— start of Information provided —
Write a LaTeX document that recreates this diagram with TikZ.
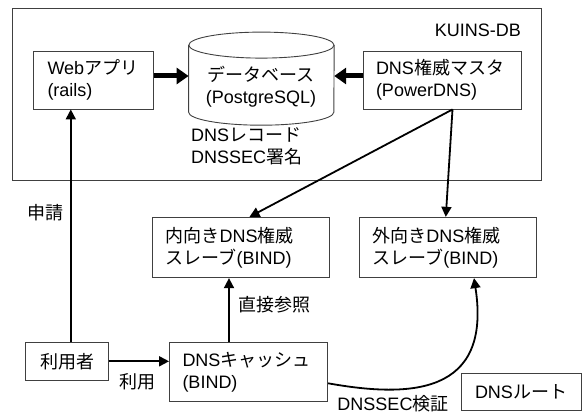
\documentclass[tikz,border=0pt]{standalone}
\usepackage{fontspec}
\setmainfont{Liberation Sans}
\newfontfamily\jpfont{Noto Sans CJK JP}
\newcommand\jt[1]{{\jpfont #1}}
\usetikzlibrary{arrows.meta,calc}
\begin{document}
\begin{tikzpicture}[x=1pt,y=-1pt,font=\fontsize{18}{22}\selectfont,
  box/.style={draw=black!75,line width=0.9pt,rectangle,inner ysep=0pt,align=left},
  cbox/.style={draw=black!75,line width=0.9pt,rectangle,inner sep=0pt,align=center},
  conn/.style={line width=1.8pt,-{Triangle[length=10pt,width=10pt]}},
  fat/.style={line width=5pt,-{Triangle[length=12pt,width=16pt]}},
  lbl/.style={inner sep=0pt}]
\useasboundingbox (0,0) rectangle (584,414);
% container
\node[draw=black!75,line width=0.9pt,minimum width=528.7pt,minimum height=171.7pt,inner sep=0pt] (kuins) at (276.65,94.15) {};
\node[lbl,anchor=east] (kuinslabel) at (521,30) {KUINS-DB};
% boxes
\node[box,minimum width=120pt,minimum height=58pt,text width=92pt,inner xsep=14pt] (web) at (93.5,80) {Web\jt{アプリ}\\(rails)};
\node[box,minimum width=158.4pt,minimum height=58pt,text width=132.4pt,inner xsep=13pt] (master) at (442.2,80) {DNS\jt{権威マスタ}\\(PowerDNS)};
\node[box,minimum width=177pt,minimum height=60.4pt,text width=151pt,inner xsep=13pt] (inner) at (241.2,247.5) {\jt{内向き}DNS\jt{権威}\\\jt{スレーブ}(BIND)};
\node[box,minimum width=177pt,minimum height=60.4pt,text width=151pt,inner xsep=13pt] (outer) at (447.9,247.5) {\jt{外向き}DNS\jt{権威}\\\jt{スレーブ}(BIND)};
\node[box,minimum width=158.2pt,minimum height=59.4pt,text width=132.2pt,inner xsep=13pt] (cache) at (248.6,372) {DNS\jt{キャッシュ}\\(BIND)};
\node[cbox,minimum width=82.6pt,minimum height=37.3pt] (user) at (67,361.3) {\jt{利用者}};
\node[cbox,minimum width=120pt,minimum height=37pt] (root) at (521,391.5) {DNS\jt{ルート}};
% database cylinder
\node[inner sep=0pt,minimum width=145.2pt,minimum height=92.7pt] (db) at (261.4,78.65) {};
\draw[draw=black!75,line width=0.9pt] ($(db.north)+(0,13)$) ellipse [x radius=72.6,y radius=13];
\draw[draw=black!75,line width=0.9pt] ($(db.north west)+(0,13)$) -- ($(db.south west)+(0,-13)$)
  arc[start angle=180,end angle=0,x radius=72.6,y radius=13] -- ($(db.north east)+(0,13)$);
\node[align=center,inner sep=0pt] (dbt) at (261,86.4) {\jt{データベース}\\(PostgreSQL)};
\node[lbl,anchor=west,align=left] (rec) at (191,146) {DNS\jt{レコード}\\DNSSEC\jt{署名}};
% connectors
\draw[fat] (web.east |- 0,76) -- (db.west |- 0,76);
\draw[fat] (master.west |- 0,76) -- (db.east |- 0,76);
\draw[conn] (master.south -| 452.5,0) -- (inner.north -| 249.5,0);
\draw[conn] (master.south -| 452.5,0) -- (outer.north -| 445.8,0);
\draw[conn] (user.north -| 70.8,0) -- (web.south -| 70.8,0);
\draw[conn] (user.east) -- (cache.west |- user.east);
\draw[conn] (cache.north -| 229,0) -- (inner.south -| 229,0);
\draw[conn] (cache.east |- 0,383.3) .. controls (410,398) and (492,395) .. (outer.south -| 474,0);
% labels
\node[lbl] (shinsei) at (45.7,213) {\jt{申請}};
\node[lbl] (riyou) at (137.5,381.7) {\jt{利用}};
\node[lbl] (chokusetsu) at (274.7,305) {\jt{直接参照}};
\node[lbl] (kensho) at (393,403.5) {DNSSEC\jt{検証}};
\end{tikzpicture}
\end{document}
— end of Information provided —
(What you should do): Each line of the material must be retyped exactly, except that images are omitted.

(Expected answer):
Write a LaTeX document that recreates this diagram with TikZ.
\documentclass[tikz,border=0pt]{standalone}
\usepackage{fontspec}
\setmainfont{Liberation Sans}
\newfontfamily\jpfont{Noto Sans CJK JP}
\newcommand\jt[1]{{\jpfont #1}}
\usetikzlibrary{arrows.meta,calc}
\begin{document}
\begin{tikzpicture}[x=1pt,y=-1pt,font=\fontsize{18}{22}\selectfont,
  box/.style={draw=black!75,line width=0.9pt,rectangle,inner ysep=0pt,align=left},
  cbox/.style={draw=black!75,line width=0.9pt,rectangle,inner sep=0pt,align=center},
  conn/.style={line width=1.8pt,-{Triangle[length=10pt,width=10pt]}},
  fat/.style={line width=5pt,-{Triangle[length=12pt,width=16pt]}},
  lbl/.style={inner sep=0pt}]
\useasboundingbox (0,0) rectangle (584,414);
% container
\node[draw=black!75,line width=0.9pt,minimum width=528.7pt,minimum height=171.7pt,inner sep=0pt] (kuins) at (276.65,94.15) {};
\node[lbl,anchor=east] (kuinslabel) at (521,30) {KUINS-DB};
% boxes
\node[box,minimum width=120pt,minimum height=58pt,text width=92pt,inner xsep=14pt] (web) at (93.5,80) {Web\jt{アプリ}\\(rails)};
\node[box,minimum width=158.4pt,minimum height=58pt,text width=132.4pt,inner xsep=13pt] (master) at (442.2,80) {DNS\jt{権威マスタ}\\(PowerDNS)};
\node[box,minimum width=177pt,minimum height=60.4pt,text width=151pt,inner xsep=13pt] (inner) at (241.2,247.5) {\jt{内向き}DNS\jt{権威}\\\jt{スレーブ}(BIND)};
\node[box,minimum width=177pt,minimum height=60.4pt,text width=151pt,inner xsep=13pt] (outer) at (447.9,247.5) {\jt{外向き}DNS\jt{権威}\\\jt{スレーブ}(BIND)};
\node[box,minimum width=158.2pt,minimum height=59.4pt,text width=132.2pt,inner xsep=13pt] (cache) at (248.6,372) {DNS\jt{キャッシュ}\\(BIND)};
\node[cbox,minimum width=82.6pt,minimum height=37.3pt] (user) at (67,361.3) {\jt{利用者}};
\node[cbox,minimum width=120pt,minimum height=37pt] (root) at (521,391.5) {DNS\jt{ルート}};
% database cylinder
\node[inner sep=0pt,minimum width=145.2pt,minimum height=92.7pt] (db) at (261.4,78.65) {};
\draw[draw=black!75,line width=0.9pt] ($(db.north)+(0,13)$) ellipse [x radius=72.6,y radius=13];
\draw[draw=black!75,line width=0.9pt] ($(db.north west)+(0,13)$) -- ($(db.south west)+(0,-13)$)
  arc[start angle=180,end angle=0,x radius=72.6,y radius=13] -- ($(db.north east)+(0,13)$);
\node[align=center,inner sep=0pt] (dbt) at (261,86.4) {\jt{データベース}\\(PostgreSQL)};
\node[lbl,anchor=west,align=left] (rec) at (191,146) {DNS\jt{レコード}\\DNSSEC\jt{署名}};
% connectors
\draw[fat] (web.east |- 0,76) -- (db.west |- 0,76);
\draw[fat] (master.west |- 0,76) -- (db.east |- 0,76);
\draw[conn] (master.south -| 452.5,0) -- (inner.north -| 249.5,0);
\draw[conn] (master.south -| 452.5,0) -- (outer.north -| 445.8,0);
\draw[conn] (user.north -| 70.8,0) -- (web.south -| 70.8,0);
\draw[conn] (user.east) -- (cache.west |- user.east);
\draw[conn] (cache.north -| 229,0) -- (inner.south -| 229,0);
\draw[conn] (cache.east |- 0,383.3) .. controls (410,398) and (492,395) .. (outer.south -| 474,0);
% labels
\node[lbl] (shinsei) at (45.7,213) {\jt{申請}};
\node[lbl] (riyou) at (137.5,381.7) {\jt{利用}};
\node[lbl] (chokusetsu) at (274.7,305) {\jt{直接参照}};
\node[lbl] (kensho) at (393,403.5) {DNSSEC\jt{検証}};
\end{tikzpicture}
\end{document}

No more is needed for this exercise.